Along these lines the addition of atomics from the C11 language standard should also prove beneficial to programmers looking to exploit GPU/CPU synergy, allowing work-items to be visible across work-groups and across devices. Generic address space support is also coming in OpenCL 2.0, alleviating the need in OpenCL 1.x to write a version of a function for each named address space. Instead a single generic function can handle working with all of the named address spaces, simplifying development and cutting down on the amount of code that needs to be cached for execution.

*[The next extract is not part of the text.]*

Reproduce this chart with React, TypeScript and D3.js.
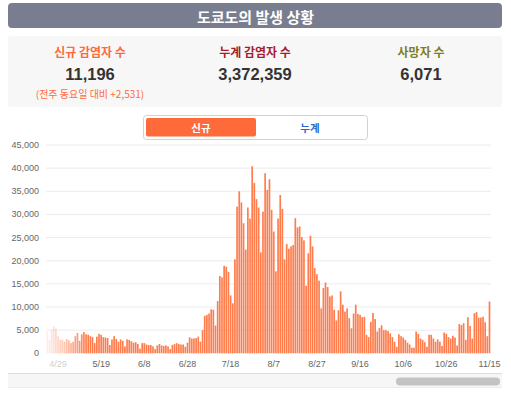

Of course while most of OpenCL 2.0’s feature additions are geared towards integrated CPU/GPU devices, there are some notable features that will be applicable to all devices. Key among these will be dynamic parallelism, which was first introduced with NVIDIA’s Tesla K20 based cards and is currently only available under CUDA. We won’t go too deep on this since we’ve covered it before, but in a nutshell dynamic parallelism allows for kernels to launch other kernels, saving both time and resources by skipping costly host interactions and thereby leaving the host CPU to work on other tasks. Dynamic parallelism is one of K20’s more potent features, so OpenCL developers should be pleased that they’re finally getting a crack at it.
Finally, on the gaming/graphics side OpenCL is getting some new image manipulation functionality that is slated to further enhance the existing OpenCL/OpenGL interoperability capabilities. OpenCL 2.0 will define the ability to work with sRGB color space images, alongside the ability for multiple kernels to read and write to the same OpenCL image. Furthermore OpenCL will now be able to generate images from multi-sampled and mi-mapped OpenGL textures, allowing OpenGL to pass work to OpenCL under more scenarios.